Using Machine Learning to Model Information Complexity in Risk Adjustment

Wednesday, June 15, 2016: 12:40 PM
B26 (Stiteler Hall)

Author(s): Jeffrey S. McCullough; Tsan-Yao Huang

Discussant: Colleen M. Carey

Health care has undergone a transformation in both the scale and variety of data. Information technologies such as electronic health record systems (EHRs) provide a rapidly expanding source of clinical data while the scale of more traditional data sources, such as administrative claims, continues to rise. Other fields such as computer science and statistics have developed a wide range of machine learning or “big data” analytic techniques. These techniques are particularly powerful for prediction in stationary environments and signal detection in high-dimensional data. While these techniques are adept at out-of-sample prediction, they are typically atheoretical and may often produce biased parameter estimates.
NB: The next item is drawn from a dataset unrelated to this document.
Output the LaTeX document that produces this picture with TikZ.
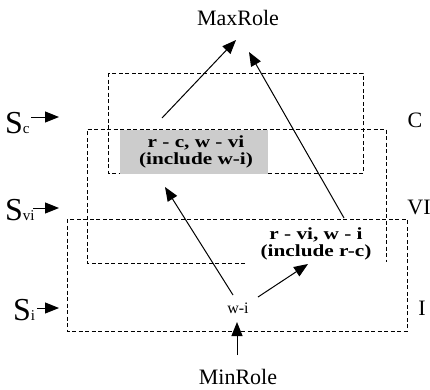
\documentclass[tikz,border=0pt]{standalone}
\usepackage{fontspec}
\setmainfont{Liberation Serif}
\newfontfamily\widebf{Liberation Serif}[FakeStretch=1.25]
\usetikzlibrary{arrows.meta}
\begin{document}
\begin{tikzpicture}[x=1pt,y=-1pt,
  dbox/.style={draw, dash pattern=on 4pt off 2.5pt, line width=1pt},
  arr/.style={-{Triangle[length=14pt,width=11pt]}, line width=1pt},
  big/.style={font=\fontsize{22}{24}\selectfont, inner sep=0pt},
  bold/.style={font=\fontsize{17}{17}\selectfont\widebf\bfseries, align=center, inner sep=0pt},
  slbl/.style={anchor=base west, inner sep=0pt},
]
\useasboundingbox (0,0) rectangle (430,389);
% dashed boxes
\draw[dbox] (67,219) rectangle (407,331);
\draw[dbox] (245,263) -- (87,263) -- (87,129) -- (386,129) -- (386,262);
\draw[dbox] (108,73) rectangle (363,173);
% gray box
\node[fill=gray!40, minimum width=148pt, minimum height=44pt, inner sep=0pt] (g) at (194,152) {};
\node[bold] (t1) at (196,152) {r - c, w - vi\\(include w-i)};
\node[bold] (t2) at (316,244) {r - vi, w - i\\(include r-c)};
\node[font=\fontsize{16}{17}\selectfont, inner sep=0pt] (wi) at (238,308) {w-i};
% labels
\node[big] (max) at (238,18) {MaxRole};
\node[big] (min) at (238,377) {MinRole};
\node[big] (C) at (415,120) {C};
\node[big] (VI) at (419,207) {VI};
\node[big] (I) at (422,308) {I};
\node[slbl] (sc) at (5,133) {\fontsize{32}{32}\selectfont S\fontsize{15}{15}\selectfont c};
\node[slbl] (svi) at (5,220) {\fontsize{32}{32}\selectfont S\fontsize{15}{15}\selectfont vi};
\node[slbl] (si) at (13,320) {\fontsize{32}{32}\selectfont S\fontsize{15}{15}\selectfont i};
% coordinates
\coordinate (a1s) at (162,118); \coordinate (a1e) at (236,40);
\coordinate (a2s) at (344,218); \coordinate (a2e) at (249,52);
\coordinate (a3s) at (233,295); \coordinate (a3e) at (165,187);
\coordinate (a4s) at (258,297); \coordinate (a4e) at (308,264);
\coordinate (a5s) at (237,355); \coordinate (a5e) at (237,322);
\coordinate (scs) at (31,117); \coordinate (sce) at (59,117);
\coordinate (svis) at (33,208); \coordinate (svie) at (59,208);
\coordinate (sis) at (37,308); \coordinate (sie) at (59,308);
% arrows
\draw[arr] (a1s) -- (a1e);
\draw[arr] (a2s) -- (a2e);
\draw[arr] (a3s) -- (a3e);
\draw[arr] (a4s) -- (a4e);
\draw[arr] (a5s) -- (a5e);
\draw[arr] (scs) -- (sce);
\draw[arr] (svis) -- (svie);
\draw[arr] (sis) -- (sie);
\end{tikzpicture}
\end{document}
We use these techniques to explore three issues related to clinical risk adjustment. First, we compare the accuracy of machine learning techniques to traditional algorithms for both in- and out-of-sample risk adjustment. Second, we compare the relative performance of these models over clinical conditions with more or less information complexity. Acute surgical conditions or acute myocardial infarctions (AMIs) could, for example, have a high-risk mortality but outcomes may be dependent on a fairly concise set of clinical information. Other conditions, such as pneumonia, that require medical management may depend on a broader set of clinical information. Modeling these conditions may also require more flexible specifications. Machine learning techniques may be especially beneficial for conditions with information complexity. Third, we use the risk adjustment algorithms in a model of hospital quality with endogenous choice. We measure the effect of Critical Access Hospitals (CAHs) on quality while using machine learning techniques to allow for heterogeneous treatment effects. The models are identified using differential distances between the closest CAH and non-CAH hospitals.

These models are estimated using Medicare Fee For Service (FFS) administrative claims data. These data describe all hospitalizations and all ER visits for the 2011 FFS Medicare population. We compare traditional risk adjustment algorithms to a variety of machine learning techniques. We first explore penalized regressions such as the least absolute shrinkage and selection operator (Lasso). These models employ a penalty function to select relevant covariates from a high-dimensional data vector. We then explore a variety of regression-tree based models such as boosting and bagging and random forests. Tree-based models may be more adept at handling non-linear inputs. The hospital selection and outcome models will be estimated by recursive bivariate probit using a double-selection process to correct for bias (Belloni et al., 2012 and 2014).

Preliminary results suggest that machine learning techniques provide more accurate risk adjustment for all clinical conditions. However, the magnitudes of the gains are small (e.g., a 1 to 2 percentage point improvement) for conditions such as AMI but substantially higher (e.g., about 8 percentage points) for conditions such as pneumonia.